[Freeipa-devel] global account lockout

Rich Megginson rmeggins at redhat.com
Mon Apr 7 16:22:22 UTC 2014

On 04/07/2014 10:13 AM, Simo Sorce wrote:
> On Mon, 2014-04-07 at 12:10 -0400, Simo Sorce wrote:
>> On Mon, 2014-04-07 at 12:01 -0400, Simo Sorce wrote:
>>> On Mon, 2014-04-07 at 11:26 -0400, Rob Crittenden wrote:
>>>> Ludwig Krispenz wrote:
>>>>> Hi,
>>>>> please review the following feature design. It introduces a global
>>>>> account lockout, while trying to keep the replication traffic minimal.
>>>>> In my opinion for a real global account lockout the basic lockout
>>>>> attributes have to be replicated otherwise the benefit is minimal: an
>>>>> attacker could perform (maxFailedcount -1) login attempts on every
>>>>> server before the global lockout is set. But the design page describes
>>>>> how it could be done if it should be implemented - maybe the side effect
>>>>> that accounts could the be unlocked on any replica has its own benefit.
>>>>> http://www.freeipa.org/page/V4/Replicated_lockout
>>>> One weakness with this is there is still a window for extra password
>>>> attempts if one is clever, (m * (f-1))+1 to be exact, where m is the
>>>> number of masters and f is the # of allowed failed logins.
>>> Yes, but that is a problem that cannot be solved w/o full replication at
>>> every authentication attempt.
>>> What we tried to achieve is a middle ground to at least ease
>>> administration and still lock em up "earlier".
>> Let me add that we "could" have yet another closer step by finding a way
>> to replicate only failed attempts and not successful attempts in some
>> case. Assuming a setup where most people do not fail to enter their
>> password it would make for a decent compromise.

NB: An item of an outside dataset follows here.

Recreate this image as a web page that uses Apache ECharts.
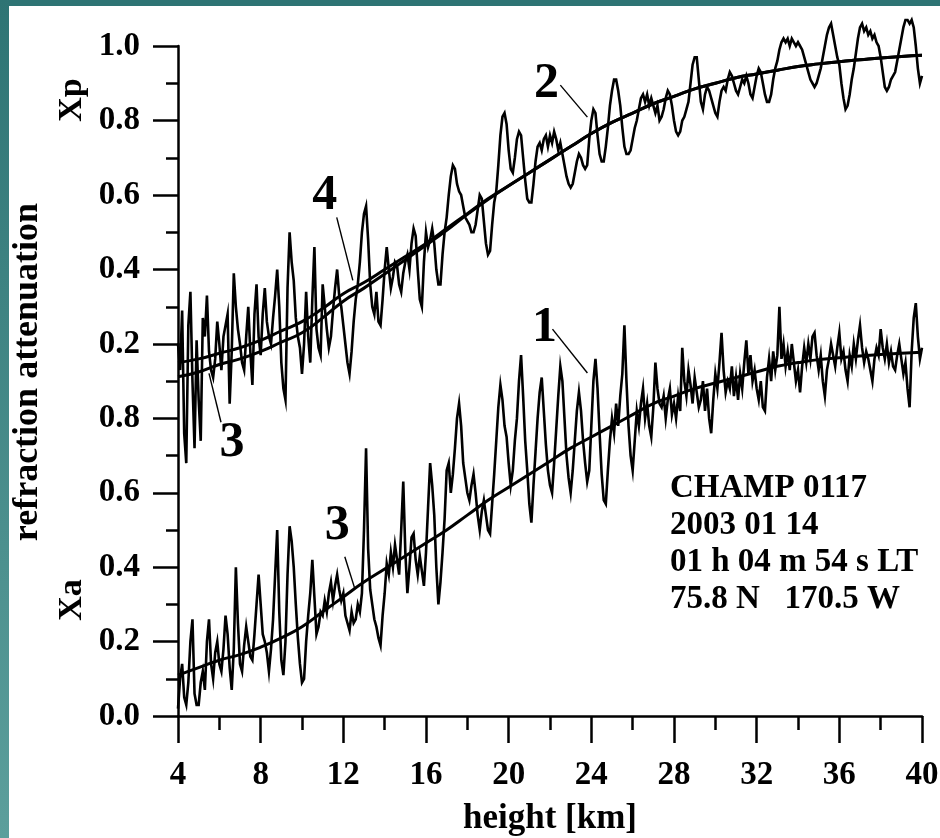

>> That could be achieved by not storing lastsuccessful auth except when
>> that is needed to clear failed logon attempts (ie when the failed logon
>> counter is > 0)
>> If we did that then we would not need a new attribute actually, as
>> failed logins would always be replicated.
>> However it would mean that last Successful auth would never be accurate
>> on any server.
>> Or perhaps we could have a local last successful auth and a global one
>> by adding one new attribute, and keeping masking only the successful
>> auth.
>> The main issue about all these possibilities is how do we present them ?
>> And how do we make a good default ?
>> I think a good default is defined by these 2 characteristics:
>> 1. lockouts can be dealt with on any replica w/o having the admin hunt
>> down where a user is locked.
>> 2. at least successful authentications will not cause replication storms
>> If we can afford to cause replications on failed authentication by
>> default, then we could open up replication for failedauth and
>> failedcount attributes but still bar the successful auth attribute.
>> Unlock would simply consist in forcibly setting failed count to 0 (which
>> is replicated so it would unlock all servers).
>> This would work w/o introducing new attributes and only with minimal
>> logic changes in the KDC/pwd-extop plugins I think.
> Sigh re[plying again to myself.
> note that the main issue with replicating failed accounts is that you
> can cause replication storms by simply probing all user accounts with
> failed binds or AS requests. In some environments that may cause DoSs
> (if you have slow/high latency links on which replication runs for
> example).
> So I think we should always give the option to turn off failed
> date/count attributes replication, which in turn would mean we still
> require a new attribute to replicate for when a user is finally locked
> out on one of the servers or we fail requirement 1.
> Simo.
Another problem with keeping track of bind attributes in a replicated 
environment is the sheer size of the replication metadata.  Replicating 
1 failed bind attempt might be 100kbytes or more data to all servers.  
We should have a way to perhaps say "only keep last N CSNs" or maybe 
even "don't keep CSNs for these attributes".